Malawi - Domestic policy
Malawi faces major domestic problems on issues of health, crime, environmental degradation, and national disunity. Life expectancy at birth is only 37 years and infant mortality was estimated at 120 deaths for every 1,000 live births in 2002. In 2003, United Nations estimates indicated that 15% of the adult population was infected with HIV/AIDS, and 10% of the families were headed by children. About 65% of the population lives below the poverty line. Malnutrition is widespread and severe, making it difficult for Muzuli to get the population to focus seriously on education. In early 2002, dozens of people were dying each month from hunger-related illnesses. Often, the food shortage is caused by destruction of crops due to flooding. The country seems to typically use up their stores of food, however, before the next season's crops are ready to be harvested. Transportation problems with neighboring countries, also caused by flooding in those regions, can delay much needed shipments of food for long periods of time. Muluzi continued to seek help through the World Food Program and the United Nations Development Program (UNDP) on intervention plans.

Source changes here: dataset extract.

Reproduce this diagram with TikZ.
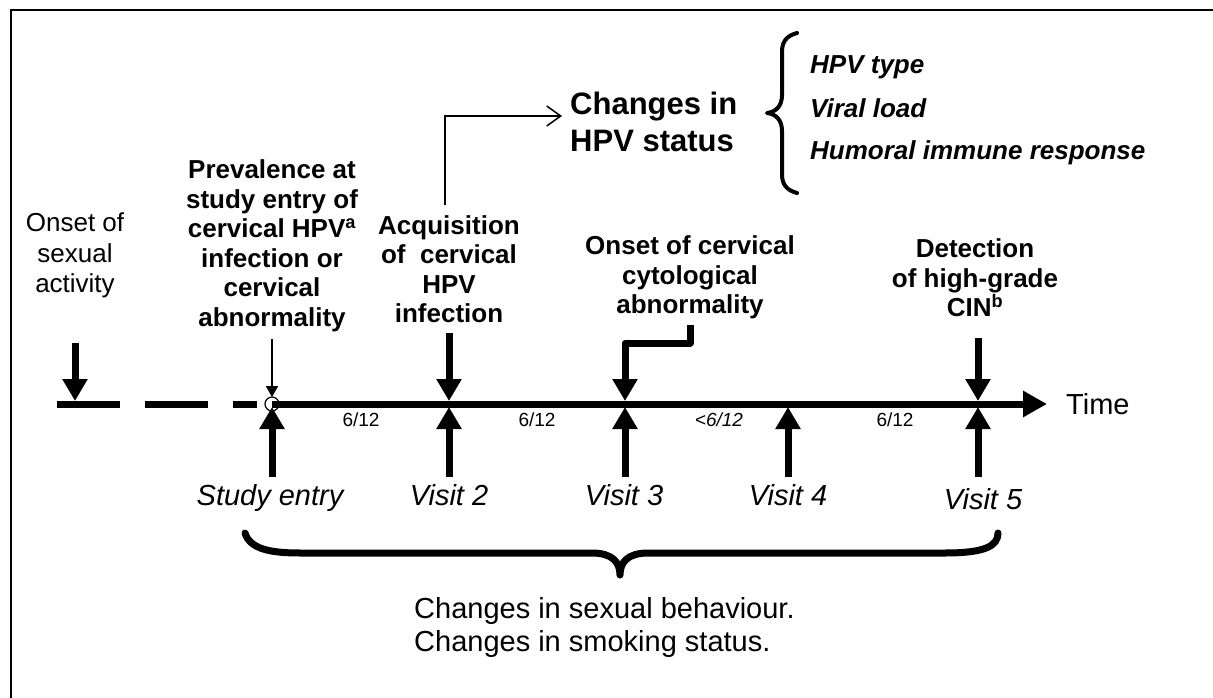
\documentclass[tikz,border=0pt]{standalone}
\usepackage{fontspec}
\setmainfont{Liberation Sans}
\usetikzlibrary{arrows.meta}
\begin{document}
\begin{tikzpicture}[x=1pt,y=-1pt,
  boldlbl/.style={font=\fontsize{26}{29.5}\selectfont\bfseries, align=center, inner sep=0pt},
  reglbl/.style={font=\fontsize{26}{30.5}\selectfont, align=center, inner sep=0pt},
  visitlbl/.style={font=\fontsize{29}{33}\selectfont\itshape, inner sep=0pt, anchor=base},
  durlbl/.style={font=\fontsize{19}{22}\selectfont, inner sep=0pt},
  itemlbl/.style={font=\fontsize{26}{30}\selectfont\bfseries\itshape, inner sep=0pt, anchor=west},
  headlbl/.style={font=\fontsize{31}{37}\selectfont\bfseries, align=left, inner sep=0pt, anchor=west},
  botlbl/.style={font=\fontsize{29}{33}\selectfont, align=left, inner sep=0pt, anchor=west},
  timelbl/.style={font=\fontsize{29}{33}\selectfont, inner sep=0pt, anchor=west},
  bigarrow/.style={line width=7pt, -{Triangle[width=24pt,length=22pt]}},
  smallarrow/.style={line width=2pt, -{Triangle[width=12pt,length=11pt]}},
  barbarrow/.style={line width=1.5pt, -{Straight Barb[width=20pt,length=14pt]}},
  bracepath/.style={line width=7pt, line cap=round, line join=round},
  smallbrace/.style={line width=4pt, line cap=round, line join=round}]
\useasboundingbox (0,0) rectangle (1213,698);
\fill[white] (0,0) rectangle (1213,698);
% frame
\draw[line width=2pt] (11,698) -- (11,10) -- (1213,10);

% timeline points
\coordinate (tdash) at (57,404);
\coordinate (tdashend) at (257,404);
\coordinate (t1) at (272,404);
\coordinate (tend) at (1047,404);
\node[circle, draw, line width=1.2pt, minimum size=14pt, inner sep=0pt] (circ) at (272,404) {};

% dashed part and solid timeline
\draw[line width=7pt, dash pattern=on 63pt off 25pt] (tdash) -- (tdashend);
\draw[line width=7pt, -{Triangle[width=25pt,length=24pt]}] (circ.center) -- (tend);
\node[timelbl] (time) at (1066,404) {Time};

% labels above
\node[reglbl] (onsetsex) at (75,255.5) {Onset of\\sexual\\activity};
\node[boldlbl] (prev) at (272,246) {Prevalence at\\study entry of\\cervical HPV\textsuperscript{a}\\infection or\\cervical\\abnormality};
\node[boldlbl] (acq) at (449,269) {Acquisition\\of~ cervical\\HPV\\infection};
\node[boldlbl] (onsetcyto) at (690,277.5) {Onset of cervical\\cytological\\abnormality};
\node[boldlbl] (detect) at (975,278) {Detection\\of high-grade\\CIN\textsuperscript{b}};

% down arrows
\coordinate (sxa) at (75,343);   \coordinate (sxb) at (75,401);
\coordinate (pva) at (272,339);  \coordinate (pvb) at (272,397);
\coordinate (aqa) at (449,333);  \coordinate (aqb) at (449,401);
\coordinate (cya) at (690,325);  \coordinate (cyk) at (690,343); \coordinate (cym) at (625,343); \coordinate (cyb) at (625,401);
\coordinate (dta) at (978,338);  \coordinate (dtb) at (978,401);
\draw[bigarrow] (sxa) -- (sxb);
\draw[smallarrow] (pva) -- (pvb);
\draw[bigarrow] (aqa) -- (aqb);
\draw[bigarrow, line join=round] (cya) -- (cyk) -- (cym) -- (cyb);
\draw[bigarrow] (dta) -- (dtb);

% up arrows
\foreach \n/\x in {u1/272,u2/449,u3/625,u4/788,u5/978}{
  \coordinate (\n a) at (\x,477);
  \coordinate (\n b) at (\x,407);
  \draw[bigarrow] (\n a) -- (\n b);
}

% durations
\node[durlbl] (d1) at (361,420) {6/12};
\node[durlbl] (d2) at (537,420) {6/12};
\node[durlbl] (d3) at (719,420) {\itshape <6/12};
\node[durlbl] (d4) at (895,420) {6/12};

% visit labels
\node[visitlbl] (ve) at (270,505) {Study entry};
\node[visitlbl] (v2) at (449,505) {Visit 2};
\node[visitlbl] (v3) at (624,505) {Visit 3};
\node[visitlbl] (v4) at (788,505) {Visit 4};
\node[visitlbl] (v5) at (983,509) {Visit 5};

% bottom brace
\draw[bracepath] (245,533) .. controls (250,549) and (270,553) .. (300,553)
  -- (592,553) .. controls (612,553) and (620,562) .. (620,575)
  .. controls (620,562) and (628,553) .. (648,553)
  -- (945,553) .. controls (985,553) and (998,546) .. (998,533);
\node[botlbl] (beh) at (414,627) {Changes in sexual behaviour.\\Changes in smoking status.};

% HPV status block
\node[headlbl] (hpv) at (570,121.5) {Changes in\\HPV status};
\coordinate (acqtop) at (445,205);
\coordinate (hpvin) at (562,116);
\draw[barbarrow] (acqtop) |- (hpvin);

% small curly brace
\draw[smallbrace] (797,33) .. controls (786,36) and (782,42) .. (782,52)
  -- (782,95) .. controls (782,106) and (776,112) .. (767,113)
  .. controls (776,114) and (782,120) .. (782,131)
  -- (782,174) .. controls (782,184) and (786,190) .. (797,193);
\node[itemlbl] (it1) at (810,67) {HPV type};
\node[itemlbl] (it2) at (810,108) {Viral load};
\node[itemlbl] (it3) at (810,153) {Humoral immune response};
\end{tikzpicture}
\end{document}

Muluzi is likely to continue development of the tourist industry and agricultural processing. In particular, the government will continue its privatization program and encourage private investment in Malawi's infrastructure, especially electricity generation and telecommunications. Due to the fact that the country's economy is dependent on agriculture, it remains vulnerable to severe dislocations caused by occasional drought. In the past, international donors and the International Monetary Fund (IMF) aided Malawi. If Muluzi expects similar action in the future, he will have to maintain reforms and control spending. During the elections, he promised that the government would improve the delivery of clean water and provide free fertilizer and seeds for the subsistence farmers. He also promised to purchase more vehicles and train additional police officers to stem a flood of armed robberies as imported Russian automatic weapons have become increasingly common.